I’ll start this post with a confession; for me the jury is still out on any Cranberry sauce, I’m not sure why but I just can’t seem to like this dish. Through the years I have had many variations of it to no avail. From the good old can with the rings still on it, (Yuk) to recipes handed down generation to generation, until I stumbled upon this one. This one I like, and found myself asking for seconds.

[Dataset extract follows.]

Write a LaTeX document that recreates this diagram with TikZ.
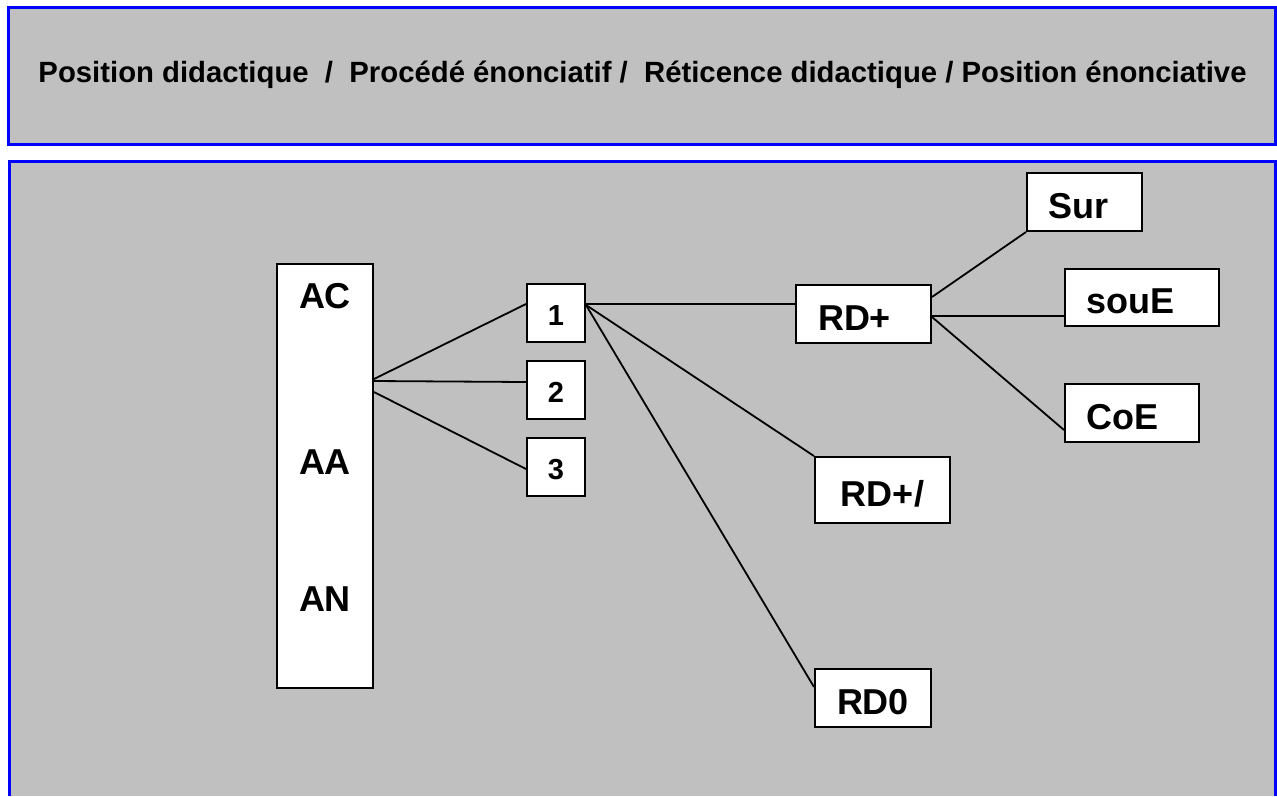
\documentclass[tikz,border=0pt]{standalone}
\usepackage{fontspec}
\setmainfont{Liberation Sans}
\definecolor{panelgray}{HTML}{C0C0C0}

\begin{document}
\begin{tikzpicture}[x=1pt,y=-1pt,
    panel/.style={draw=blue,line width=3pt,fill=panelgray},
    box/.style={rectangle,draw=black,fill=white,line width=2pt,inner xsep=21pt,inner ysep=0pt,
        text height=32pt,text depth=0pt,align=left,font=\bfseries\fontsize{36}{36}\selectfont},
    num/.style={rectangle,draw=black,fill=white,line width=2pt,inner sep=0pt,minimum size=58pt,
        text height=24pt,text depth=0pt,font=\bfseries\fontsize{29}{29}\selectfont},
    lab/.style={inner sep=0pt,text height=26pt,text depth=0pt,font=\bfseries\fontsize{36}{36}\selectfont},
    link/.style={line width=1.8pt}]
    \useasboundingbox (0,0) rectangle (1277,796);
    % the two panels
    \draw[panel] (8.5,7.5) rectangle (1275.5,144);
    \fill[panelgray] (9,161.5) rectangle (1275.5,796);
    \draw[blue,line width=3pt] (9,796) -- (9,161.5) -- (1275.5,161.5) -- (1275.5,796);
    \node[inner sep=0pt,text height=21pt,text depth=0pt,font=\bfseries\fontsize{29.3}{30}\selectfont] (title) at (642.5,72)
        {Position didactique\ \ /\ \ Procédé énonciatif /\ \ Réticence didactique / Position énonciative};
        % left column
        \node[rectangle,draw=black,fill=white,line width=2pt,minimum width=96pt,minimum height=424pt] (col) at (325,476) {};
        \node[lab] (ac) at (325,295) {AC};
        \node[lab] (aa) at (325,461) {AA};
        \node[lab] (an) at (325,598) {AN};
        % numbered boxes
        \node[num] (n1) at (556,313) {1};
        \node[num] (n2) at (556,390) {2};
        \node[num] (n3) at (556,467) {3};
        % RD boxes
        \node[box,text width=91pt,inner xsep=22pt,minimum height=58pt] (rdp) at (863.5,314) {RD+};
        \node[box,text width=93pt,align=center,minimum height=66pt] (rds) at (882.5,490) {RD+/};
        \node[box,text width=74pt,align=center,minimum height=58pt] (rd0) at (873,698) {RD0};
        \node[box,text width=73pt,minimum height=58pt] (sur) at (1084.5,202) {Sur};
        \node[box,text width=112pt,minimum height=57pt] (soue) at (1142,297.5) {souE};
        \node[box,text width=92pt,minimum height=58pt] (coe) at (1132,413) {CoE};
        % connectors
        \draw[link] ([yshift=-116pt]col.north east) -- ([yshift=9pt]n1.west);
        \draw[link] ([yshift=-118pt]col.north east) -- ([yshift=8pt]n2.west);
        \draw[link] ([yshift=-129pt]col.north east) -- ([yshift=-2pt]n3.west);
        \draw[link] ([yshift=9pt]n1.east) -- ([yshift=10pt]rdp.west);
        \draw[link] ([yshift=8pt]n1.east) -- (rds.north west);
        \draw[link] ([yshift=8pt]n1.east) -- ([yshift=11pt]rd0.west);
        \draw[link] ([yshift=17pt]rdp.east) -- (sur.south west);
        \draw[link] ([yshift=-2pt]rdp.east) -- ([yshift=-18.5pt]soue.west);
        \draw[link] ([yshift=-3pt]rdp.east) -- ([yshift=-17pt]coe.west);
    \end{tikzpicture}
\end{document}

Back when I owned my own restaurant we would cook Thanksgiving dinner for all the staff and their friends that didn’t go home for the holiday. We would close the place down, me and two of the other managers, (my two best friends) would arrive early and cook all day long… No one should go without a turkey dinner on Thanksgiving, right? Around 2 o’clock everyone would start showing up, we would open the bar, turn on Football, and start serving appetizers. The full feast would be served at 6; we went all out with two 25 pound turkeys and all the trimmings. These are some of my fondest memories of Thanksgiving. Always stress free and always a great time. Below is the recipe we perfected over a five year period. Super easy, with a 10 minute prep time for best results make it a day ahead of time.
Sugar- 2 cups
Cider Vinegar- 1 cup
Port Wine- 1 cup
Orange Marmalade- 1 ½ cups= 1- 20 ounce jar
Raisins- 1 cup
Ground Cinnamon- 1 ½ tbsp
Salt- 1 tsp
Fresh Cranberries- 2 (12 ounce bags)
Method to the Madness
1) Pre-heat oven to 325.In a large mixing bowl combine the sugar, vinegar, port, marmalade, raisins, cinnamon, curry, and salt. Mix all ingredients thoroughly. Add the cranberries, and mix well.
2) Spray a 2 quart baking dish with cooking spray. Pour in the cranberry mix and cover with foil. (this can be done a day ahead of time or a few hours in advance)
3) Bake covered for 60 minutes, until cranberries are soft, and some of them burst. Let stand for 10 minutes before serving.